Er liggen nogal wat wandelpaden die je de keuze laten om de meest gebruikte zones aan te doen of je naar de wat rustigere randzones te begeven die aansluiten op de drukke, achterliggende stad. Het contrast tussen de vredige groenzone en de drukke verkeersassen kan moeilijk groter. Eens je het park betreedt, daalt echter de rust neer en zit je in een aangenaam kader. Joggers zijn er in alle maten en kleuren, toevallige ontmoetingen tussen buren geven aanleiding tot een fijne babbel, kinderen observeren vanaf de waterkant de eenden en meerkoeten die winter en zomer leven in de brouwerij brengen.
PUUR NATUUR
Hoe groot is het contrast met de westkant van de Tentoonstellingslaan! Daar heeft natuur een prominente plaats gekregen en de aangename wandelpaden leiden je naar heel wat biotopen. Ruige moeraszones wisselen af met knotwilgenrijen.
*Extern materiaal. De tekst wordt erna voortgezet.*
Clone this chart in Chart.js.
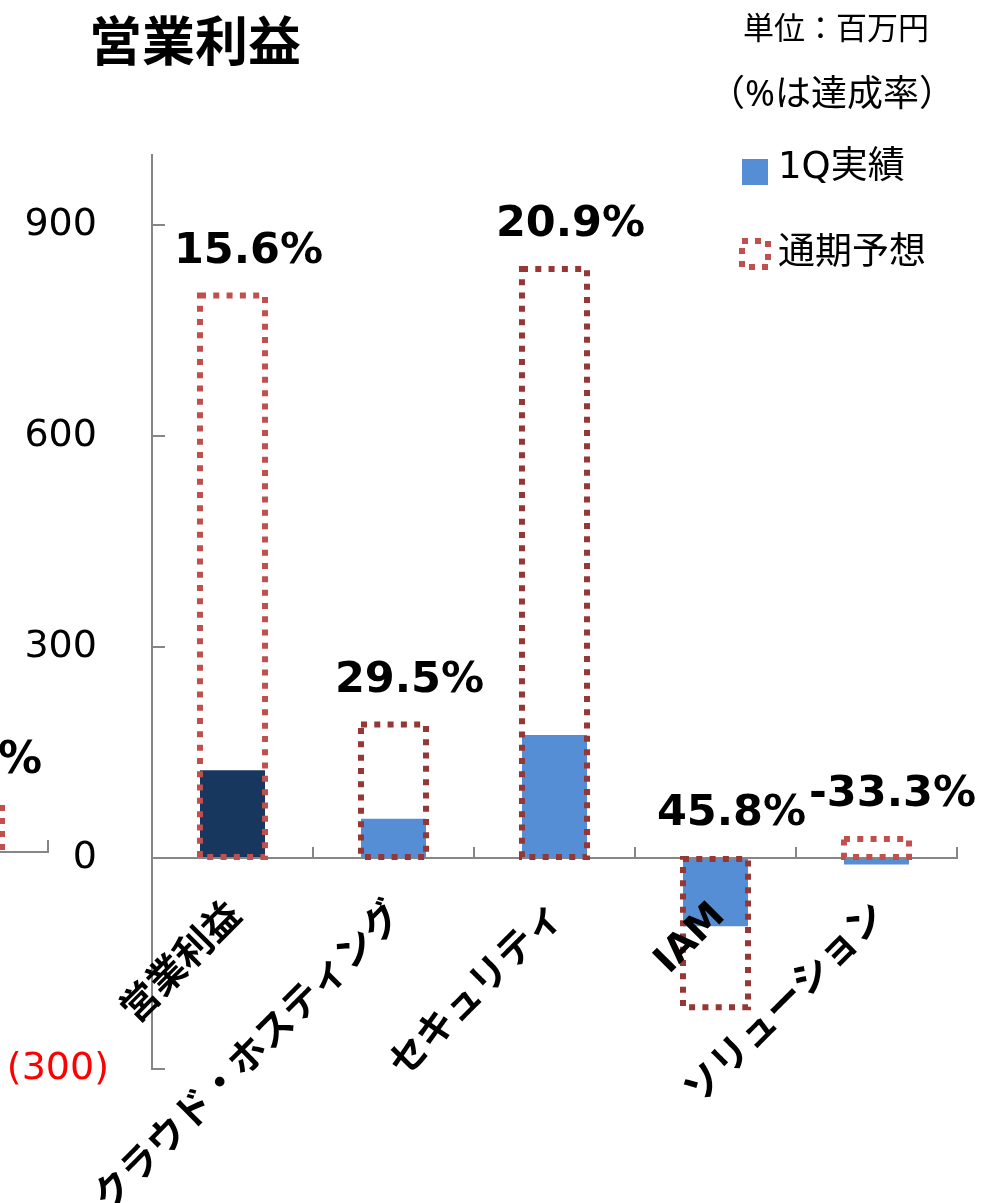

Het Poelbos ligt naast oude, beekbegeleidende graslanden van uitstekende kwaliteit. Die op de noordoever gaan steil omhoog en genieten van de herfstzon. De samenstelling van de vegetatie is prima, al zie je dat in juni beter dan nu. In de Molenbeek groeien veel soorten waterplanten die uitstekende schuilplaatsen zijn voor kikkers, padden en visjes. In de zomer vliegen de libellen je hier om de oren.
Iets verderop kan je doorsteken naar het Laarbeekbos, maar dat is naar ons gevoel toch iets te veel het mekka van loslopende honden en wat ze achterlaten. Nog verderop kruis je de spoorweg, passeer je het kerkhof van Ganshoren, ga je langs enkele volkstuintjes en kom je in het eigenlijke Moeras van Ganshoren. Daar leeft al een hele tijd een populatie ringslangen, zie je de ijsvogel over de spoorweg vliegen en wisselen ruige moerassen af met dreven en pittoreske natuurzones.
Geen enkel deelgebied van alles wat je hier ziet, wordt aan zijn lot overgelaten. Overal is er de tussenkomst van de werkmensen van Leefmilieu Brussel, maar dat merk je nauwelijks. Dat je een zo prachtig natuurgebied tot aan de rand van de stad trekt, met een groene vinger die diep in het harde stadsweefsel doordringt, is een prestatie van formaat. Dat er zich bovendien bijzonder veel en soms zeldzame soorten kunnen handhaven, is bijna te mooi om waar te zijn.
En toch is dit gebied al enkele tientallen jaren het topgebied dat het steeds meer is geworden naarmate de mens de natuur met zachte hand heeft begeleid. In andere delen van de Molenbeek- en Maalbeekvallei vinden nieuwe initiatieven plaats om mens en natuur meer kansen te geven mekaar te vinden in een kwaliteitsvol kader.